Barring extremely unforeseen circumstances, the Council in its current configuration will meet just once more, on December 20. With two votes required on most bills, that meant that this most recent Legislative Meeting was the first of two final days of reckoning for all pending legislation that could still become law.

As indicated, the bill which drew the most focus from the Council, the public, and the media was the Universal Paid Leave Act. Throughout its fourteen-month history, critical figures in the bill have been modified in efforts to build consensus around the legislation. These included the number of weeks of each of three kinds of benefits (care for newborns/newly-adopted children, ill relatives, and self-care), the payroll tax rate on employers, the maximum weekly benefit, and the percentage of salary replacement.

When the bill emerged from its first Council vote by an 11-2 tally, here is where these numbers stood: eight weeks of care when a new child joins a household (through birth, adoption, foster care, or assumed legal guardianship), six weeks of care for sick relatives, and two weeks of self-care would be provided. A 0.62% tax rate would be applied to employer payrolls, generating a maximum $1,000 weekly benefit. Employees would receive a benefit equaling 90% of their salary, up to 1.5 times the minimum wage, then 50% of their wage, up to the previously stated maximum.

Much debate also surrounded who should pay the tax funding these benefits (employers vs. employees) and where potential benefit recipients reside. Councilmembers agreed that many potential funding options were off-limits due to the District’s unique and unfortunate financial and political status, particularly our inability to impose a commuter tax. In the bill as approved, as when introduced, an employer tax was selected.

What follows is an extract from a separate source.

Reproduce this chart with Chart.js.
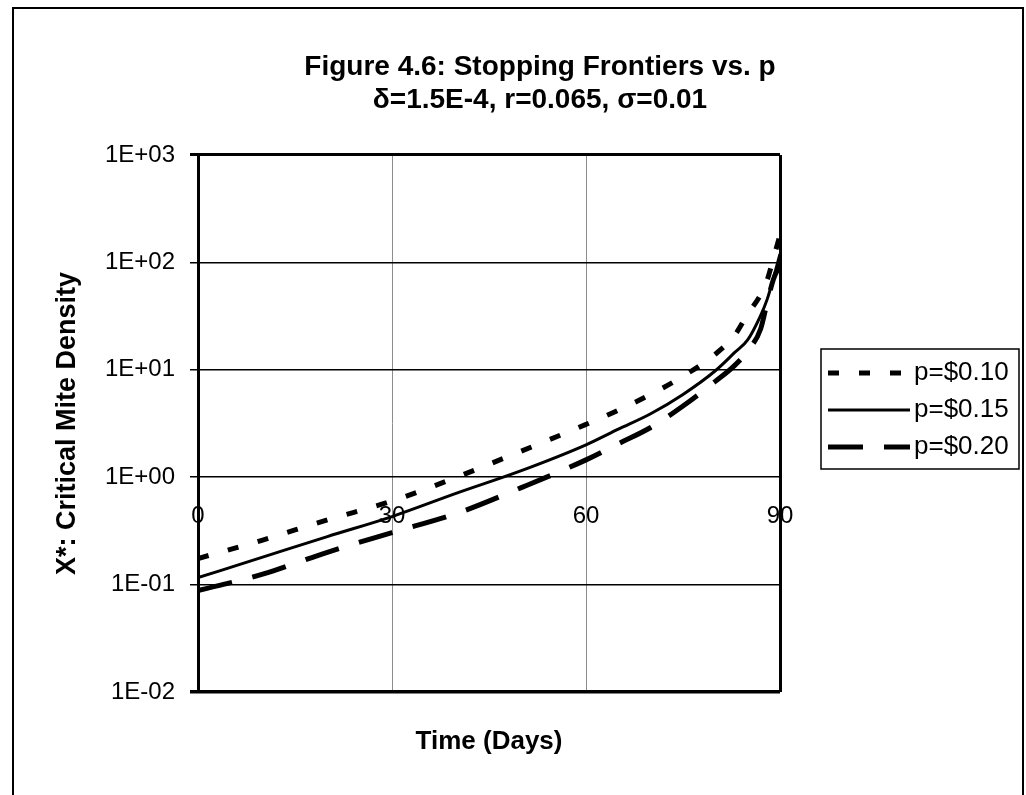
<!DOCTYPE html>
<html>
<head>
<meta charset="utf-8">
<title>Figure 4.6: Stopping Frontiers vs. p</title>
<script src="https://cdn.jsdelivr.net/npm/chart.js@4.4.1/dist/chart.umd.min.js"></script>
<style>
    html, body { margin: 0; padding: 0; background: #fff; }
    canvas { display: block; }
</style>
</head>
<body>
<canvas id="chartCanvas" width="1026" height="795"></canvas>
<script>
// values (days vs critical mite density)
const days = [0, 10, 20, 30, 40, 50, 60, 65, 70, 75, 80, 83, 85, 87, 88, 89, 90];
const p010 = [0.175, 0.26, 0.40, 0.60, 1.0, 1.75, 3.1, 4.2, 5.9, 8.7, 14, 21, 33, 50, 68, 110, 180];
const p015 = [0.116, 0.18, 0.28, 0.43, 0.71, 1.15, 2.0, 2.8, 3.9, 5.9, 9.8, 14.5, 19, 32, 45, 72, 120];
const p020 = [0.088, 0.125, 0.20, 0.305, 0.46, 0.80, 1.45, 2.05, 2.9, 4.6, 7.8, 11, 15, 24, 42, 70, 95];

const seriesLabels = ['p=$0.10', 'p=$0.15', 'p=$0.20'];
const xTicks = [0, 30, 60, 90];
const yTicks = [0.01, 0.1, 1, 10, 100, 1000];

const FONT = '"Liberation Sans", Arial, sans-serif';

function toPoints(values) {
    return days.map((d, i) => ({ x: d, y: values[i] }));
}

function expLabel(value) {
    const e = Math.round(Math.log10(value));
    return '1E' + (e < 0 ? '-' : '+') + String(Math.abs(e)).padStart(2, '0');
}

const framePlugin = {
    id: 'frame',
    beforeDraw(chart) {
        const ctx = chart.ctx;
        ctx.save();
        ctx.fillStyle = '#fff';
        ctx.fillRect(0, 0, chart.width, chart.height);
        ctx.strokeStyle = '#000';
        ctx.lineWidth = 2;
        ctx.strokeRect(13, 8, 1010, 800);
        ctx.restore();
    }
};

// boxed legend to the right of the plot, like the Excel original
const boxLegend = {
    id: 'boxLegend',
    afterDraw(chart) {
        const ctx = chart.ctx;
        ctx.save();
        ctx.strokeStyle = '#000';
        ctx.lineWidth = 1.5;
        ctx.strokeRect(821, 349, 198, 120);
        chart.data.datasets.forEach((ds, i) => {
            const y = 373 + i * 37;
            ctx.setLineDash(ds.borderDash || []);
            ctx.lineWidth = ds.borderWidth;
            ctx.beginPath();
            ctx.moveTo(828, y);
            ctx.lineTo(910, y);
            ctx.stroke();
            ctx.setLineDash([]);
            ctx.fillStyle = '#000';
            ctx.font = '26px ' + FONT;
            ctx.textBaseline = 'middle';
            ctx.fillText(ds.label, 914, y);
        });
        ctx.restore();
    }
};

Chart.defaults.font.family = FONT;
Chart.defaults.color = '#000';

const ctx = document.getElementById('chartCanvas').getContext('2d');
const chart = new Chart(ctx, {
    type: 'line',
    data: {
        datasets: [{
            label: seriesLabels[0],
            data: toPoints(p010),
            borderColor: '#000',
            borderWidth: 5,
            borderDash: [11, 20]
        }, {
            label: seriesLabels[1],
            data: toPoints(p015),
            borderColor: '#000',
            borderWidth: 3
        }, {
            label: seriesLabels[2],
            data: toPoints(p020),
            borderColor: '#000',
            borderWidth: 5,
            borderDash: [35, 21]
        }]
    },
    options: {
        responsive: false,
        animation: false,
        devicePixelRatio: 1,
        events: [],
        layout: { padding: { left: 54, right: 0, top: 0, bottom: 0 } },
        elements: {
            point: { radius: 0 },
            line: { cubicInterpolationMode: 'monotone', fill: false }
        },
        plugins: {
            legend: { display: false },
            tooltip: { enabled: false },
            title: {
                display: true,
                text: ['Figure 4.6: Stopping Frontiers vs. p', 'δ=1.5E-4, r=0.065, σ=0.01'],
                font: { size: 28, weight: 'bold', lineHeight: 1.18 },
                padding: { top: 50.5, bottom: 38.4 }
            },
            subtitle: {
                display: true,
                position: 'bottom',
                fullSize: false,
                text: 'Time (Days)',
                font: { size: 26, weight: 'bold', lineHeight: 1.2 },
                padding: { top: 34.4, bottom: 37.4 }
            }
        },
        scales: {
            x: {
                type: 'linear',
                position: { y: 1 },
                min: 0,
                max: 90,
                afterBuildTicks: (scale) => { scale.ticks = xTicks.map(v => ({ value: v })); },
                ticks: { font: { size: 24 }, padding: 25, autoSkip: false, maxRotation: 0 },
                grid: {
                    drawTicks: false,
                    color: (c) => (c.tick && (c.tick.value === 0 || c.tick.value === 90)) ? '#000' : '#8c8c8c',
                    lineWidth: (c) => (c.tick && (c.tick.value === 0 || c.tick.value === 90)) ? 3 : 1
                },
                border: { display: false }
            },
            y: {
                type: 'logarithmic',
                position: 'left',
                min: 0.01,
                max: 1000,
                afterBuildTicks: (scale) => { scale.ticks = yTicks.map(v => ({ value: v })); },
                afterFit: (scale) => { scale.width = 144; },
                ticks: {
                    font: { size: 24 },
                    padding: 15,
                    autoSkip: false,
                    callback: (v) => expLabel(v)
                },
                grid: {
                    color: '#000',
                    tickLength: 8,
                    lineWidth: (c) => {
                        if (!c.tick) return 1.5;
                        if (c.tick.value === 0.01) return 3.5;
                        if (c.tick.value === 1000) return 3;
                        return 1.5;
                    }
                },
                border: { display: true, color: '#000', width: 3 },
                title: {
                    display: true,
                    text: 'X*: Critical Mite Density',
                    font: { size: 27, weight: 'bold', lineHeight: 1.0 },
                    padding: { top: 0, bottom: 0 }
                }
            },
            // empty right-hand axis, only reserves the room where the legend sits
            y2: {
                type: 'linear',
                position: 'right',
                display: true,
                afterFit: (scale) => { scale.width = 246; },
                ticks: { display: false },
                grid: { display: false },
                border: { display: false }
            }
        }
    },
    plugins: [framePlugin, boxLegend]
});
</script>
</body>
</html>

Among other measures passed at the meeting were bills:
•To allow limited electronic billboards at Nationals Park
•To renovate and use as workforce housing four derelict Anacostia properties
•To establish, and later enforce, a definition for flushable wipes
•To create a consolidated DC State Athletics Association
•To allow any DC resident to pay in-state tuition and receive local financial aid regardless of immigration status
•To establish a Metrorail Safety Commission
•To add the word “End” to DC’s “Taxation without Representation” license plates, and create a new one that says “We Demand Statehood”
•To ban the use of credit checks during the employment process
•To ban housing providers from asking about arrests that did not result in convictions
•To create a first-time homebuyer tax benefit
•To regulate the sale of stun guns
•To make various changes to laws regarding wildlife and natural resources (but with references to feral cats removed)
•To apply political action committee contribution limits during non-campaign years, and to enhance contribution reporting during these years

No bills were introduced at this Legislative Meeting, because this close to the end of the Council Period, there is insufficient time for them to become law prior to expiring.